The two to three chapters in this book that deal directly with the Arabic sources are systematic, original, eye-opening, and, at times, brilliant. They contain an excellent independently critical comparative analysis of the Bible and the Qur’an, both of which seem to be familiar ground for the author. Mark Durie's mastery of the required languages is extraordinary. His vast knowledge makes a substantial contribution to the field of study. The dissection of the Qur’an into its various themes and categories facilitates the grasp of the relations between Bible and Qur’an, amounting to a real scholarly achievement of the highest standard.
— Raphael Israeli, Hebrew University, Jerusalem

In this ground-breaking study, Mark Durie has drawn on diverse scholarly disciplines to test certain fundamental assumptions and common claims about the nature of the Qur’an, and ultimately the identity of the Islamic faith. His methods are scholarly, his courage is admirable, and his conclusions are compelling. Anyone interested in the interface between Islam and Christianity should read this book and engage seriously with its contents.

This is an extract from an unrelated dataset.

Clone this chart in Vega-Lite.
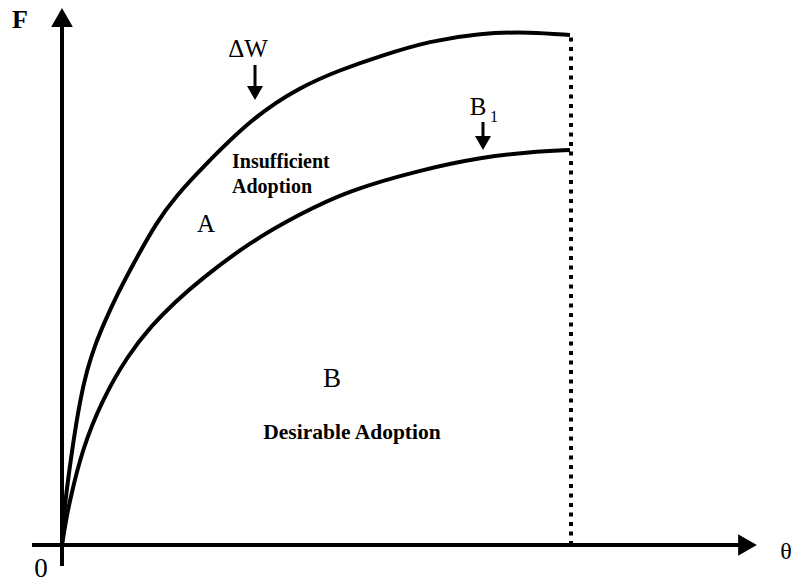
{
  "$schema": "https://vega.github.io/schema/vega-lite/v6.json",
  "width": 793,
  "height": 582,
  "autosize": {"type": "none"},
  "padding": 0,
  "background": "white",
  "config": {"view": {"stroke": null}},
  "datasets": {
    "curves": [
      {"curve": "ΔW", "theta": 0, "F": 0}, {"curve": "ΔW", "theta": 1.5, "F": 25}, {"curve": "ΔW", "theta": 4, "F": 50},
      {"curve": "ΔW", "theta": 10, "F": 95}, {"curve": "ΔW", "theta": 18, "F": 145}, {"curve": "ΔW", "theta": 25, "F": 175},
      {"curve": "ΔW", "theta": 33, "F": 200}, {"curve": "ΔW", "theta": 43, "F": 224}, {"curve": "ΔW", "theta": 55, "F": 250},
      {"curve": "ΔW", "theta": 68, "F": 275}, {"curve": "ΔW", "theta": 95, "F": 324}, {"curve": "ΔW", "theta": 115, "F": 350},
      {"curve": "ΔW", "theta": 138, "F": 375}, {"curve": "ΔW", "theta": 191, "F": 428},
      {"curve": "ΔW", "theta": 238, "F": 458}, {"curve": "ΔW", "theta": 278, "F": 475}, {"curve": "ΔW", "theta": 318, "F": 489},
      {"curve": "ΔW", "theta": 368, "F": 504},
      {"curve": "ΔW", "theta": 418, "F": 512}, {"curve": "ΔW", "theta": 468, "F": 513}, {"curve": "ΔW", "theta": 508, "F": 510},
      {"curve": "B1", "theta": 0, "F": 0}, {"curve": "B1", "theta": 4, "F": 25}, {"curve": "B1", "theta": 8, "F": 45},
      {"curve": "B1", "theta": 20, "F": 95}, {"curve": "B1", "theta": 40, "F": 145}, {"curve": "B1", "theta": 66, "F": 190},
      {"curve": "B1", "theta": 90, "F": 220}, {"curve": "B1", "theta": 113, "F": 243}, {"curve": "B1", "theta": 138, "F": 265},
      {"curve": "B1", "theta": 188, "F": 303}, {"curve": "B1", "theta": 238, "F": 331}, {"curve": "B1", "theta": 285, "F": 354},
      {"curve": "B1", "theta": 358, "F": 375}, {"curve": "B1", "theta": 421, "F": 388}, {"curve": "B1", "theta": 468, "F": 393},
      {"curve": "B1", "theta": 508, "F": 395}
    ],
    "axes": [
      {"axis": "theta", "x": -30, "x2": 680, "y": 0, "y2": 0},
      {"axis": "F", "x": 0, "x2": 0, "y": -21, "y2": 522}
    ],
    "heads": [
      {"dir": "up", "x": 0, "y": 527.5},
      {"dir": "right", "x": 685.5, "y": 0}
    ],
    "bound": [{"x": 509, "y": 0, "y2": 510}],
    "pointers": [
      {"label": "ΔW", "x": 193, "y": 480, "y2": 457, "tip": 452},
      {"label": "B1", "x": 421, "y": 423, "y2": 407, "tip": 402}
    ],
    "labels": [
      {"kind": "big", "text": "ΔW", "x": 186, "y": 488},
      {"kind": "big", "text": "B", "x": 416, "y": 430},
      {"kind": "big", "text": "A", "x": 144, "y": 313},
      {"kind": "region", "text": "B", "x": 270, "y": 158},
      {"kind": "region", "text": "0", "x": -21, "y": -32},
      {"kind": "theta", "text": "θ", "x": 724, "y": -14},
      {"kind": "sub", "text": "1", "x": 432, "y": 423},
      {"kind": "axisF", "text": "F", "x": -42, "y": 517},
      {"kind": "boldLeft", "text": "Insufficient", "x": 170, "y": 377},
      {"kind": "boldLeft", "text": "Adoption", "x": 170, "y": 352},
      {"kind": "boldCenter", "text": "Desirable Adoption", "x": 290, "y": 106}
    ]
  },
  "encoding": {},
  "layer": [
    {
      "data": {"name": "axes"},
      "mark": {"type": "rule", "color": "black", "strokeWidth": 4},
      "encoding": {
        "x": {"field": "x", "type": "quantitative", "scale": {"domain": [-62, 731], "nice": false, "zero": false}, "axis": null},
        "x2": {"field": "x2"},
        "y": {"field": "y", "type": "quantitative", "scale": {"domain": [-37, 545], "nice": false, "zero": false}, "axis": null},
        "y2": {"field": "y2"}
      }
    },
    {
      "data": {"name": "heads"},
      "mark": {"type": "point", "filled": true, "color": "black", "opacity": 1, "size": 470, "strokeWidth": 0},
      "encoding": {
        "x": {"field": "x", "type": "quantitative"},
        "y": {"field": "y", "type": "quantitative"},
        "shape": {"field": "dir", "type": "nominal", "scale": {"domain": ["up", "right"], "range": ["triangle-up", "triangle-right"]}, "legend": null}
      }
    },
    {
      "data": {"name": "bound"},
      "mark": {"type": "rule", "color": "black", "strokeWidth": 4, "strokeDash": [4, 5.5]},
      "encoding": {
        "x": {"field": "x", "type": "quantitative"},
        "y": {"field": "y", "type": "quantitative"},
        "y2": {"field": "y2"}
      }
    },
    {
      "data": {"name": "curves"},
      "mark": {"type": "line", "color": "black", "strokeWidth": 4, "interpolate": "basis"},
      "encoding": {
        "x": {"field": "theta", "type": "quantitative"},
        "y": {"field": "F", "type": "quantitative"},
        "detail": {"field": "curve", "type": "nominal"}
      }
    },
    {
      "data": {"name": "pointers"},
      "mark": {"type": "rule", "color": "black", "strokeWidth": 3},
      "encoding": {
        "x": {"field": "x", "type": "quantitative"},
        "y": {"field": "y", "type": "quantitative"},
        "y2": {"field": "y2"}
      }
    },
    {
      "data": {"name": "pointers"},
      "mark": {"type": "point", "shape": "triangle-down", "filled": true, "color": "black", "opacity": 1, "size": 256, "strokeWidth": 0},
      "encoding": {
        "x": {"field": "x", "type": "quantitative"},
        "y": {"field": "tip", "type": "quantitative"}
      }
    },
    {
      "data": {"name": "labels"},
      "transform": [{"filter": "datum.kind === 'big'"}],
      "mark": {"type": "text", "font": "Liberation Serif", "fontSize": 25, "align": "center", "baseline": "alphabetic", "fill": "black"},
      "encoding": {
        "x": {"field": "x", "type": "quantitative"},
        "y": {"field": "y", "type": "quantitative"},
        "text": {"field": "text"}
      }
    },
    {
      "data": {"name": "labels"},
      "transform": [{"filter": "datum.kind === 'region'"}],
      "mark": {"type": "text", "font": "Liberation Serif", "fontSize": 27, "align": "center", "baseline": "alphabetic", "fill": "black"},
      "encoding": {
        "x": {"field": "x", "type": "quantitative"},
        "y": {"field": "y", "type": "quantitative"},
        "text": {"field": "text"}
      }
    },
    {
      "data": {"name": "labels"},
      "transform": [{"filter": "datum.kind === 'theta'"}],
      "mark": {"type": "text", "font": "Liberation Serif", "fontSize": 24, "align": "center", "baseline": "alphabetic", "fill": "black"},
      "encoding": {
        "x": {"field": "x", "type": "quantitative"},
        "y": {"field": "y", "type": "quantitative"},
        "text": {"field": "text"}
      }
    },
    {
      "data": {"name": "labels"},
      "transform": [{"filter": "datum.kind === 'sub'"}],
      "mark": {"type": "text", "font": "Liberation Serif", "fontSize": 16, "align": "center", "baseline": "alphabetic", "fill": "black"},
      "encoding": {
        "x": {"field": "x", "type": "quantitative"},
        "y": {"field": "y", "type": "quantitative"},
        "text": {"field": "text"}
      }
    },
    {
      "data": {"name": "labels"},
      "transform": [{"filter": "datum.kind === 'axisF'"}],
      "mark": {"type": "text", "font": "Liberation Serif", "fontSize": 26, "fontWeight": "bold", "align": "center", "baseline": "alphabetic", "fill": "black"},
      "encoding": {
        "x": {"field": "x", "type": "quantitative"},
        "y": {"field": "y", "type": "quantitative"},
        "text": {"field": "text"}
      }
    },
    {
      "data": {"name": "labels"},
      "transform": [{"filter": "datum.kind === 'boldLeft'"}],
      "mark": {"type": "text", "font": "Liberation Serif", "fontSize": 20, "fontWeight": "bold", "align": "left", "baseline": "alphabetic", "fill": "black"},
      "encoding": {
        "x": {"field": "x", "type": "quantitative"},
        "y": {"field": "y", "type": "quantitative"},
        "text": {"field": "text"}
      }
    },
    {
      "data": {"name": "labels"},
      "transform": [{"filter": "datum.kind === 'boldCenter'"}],
      "mark": {"type": "text", "font": "Liberation Serif", "fontSize": 21.5, "fontWeight": "bold", "align": "center", "baseline": "alphabetic", "fill": "black"},
      "encoding": {
        "x": {"field": "x", "type": "quantitative"},
        "y": {"field": "y", "type": "quantitative"},
        "text": {"field": "text"}
      }
    }
  ]
}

— Peter G. Riddell, Melbourne School of Theology


Mark Durie’s expertise in Linguistics not only invigorates his study of the text, but also provides a model for his analysis of the theology of the Qur’an. His fascinating thesis—crucial but rarely pursued—winds its way through close examination of verses and key terms, collegial interaction with top scholarship in Qur’anic Studies, and careful conclusions that seem to cinch his case. Every page shows meaningful engagement with issues of theological truth and clarity about the questions at the center of interfaith conversation.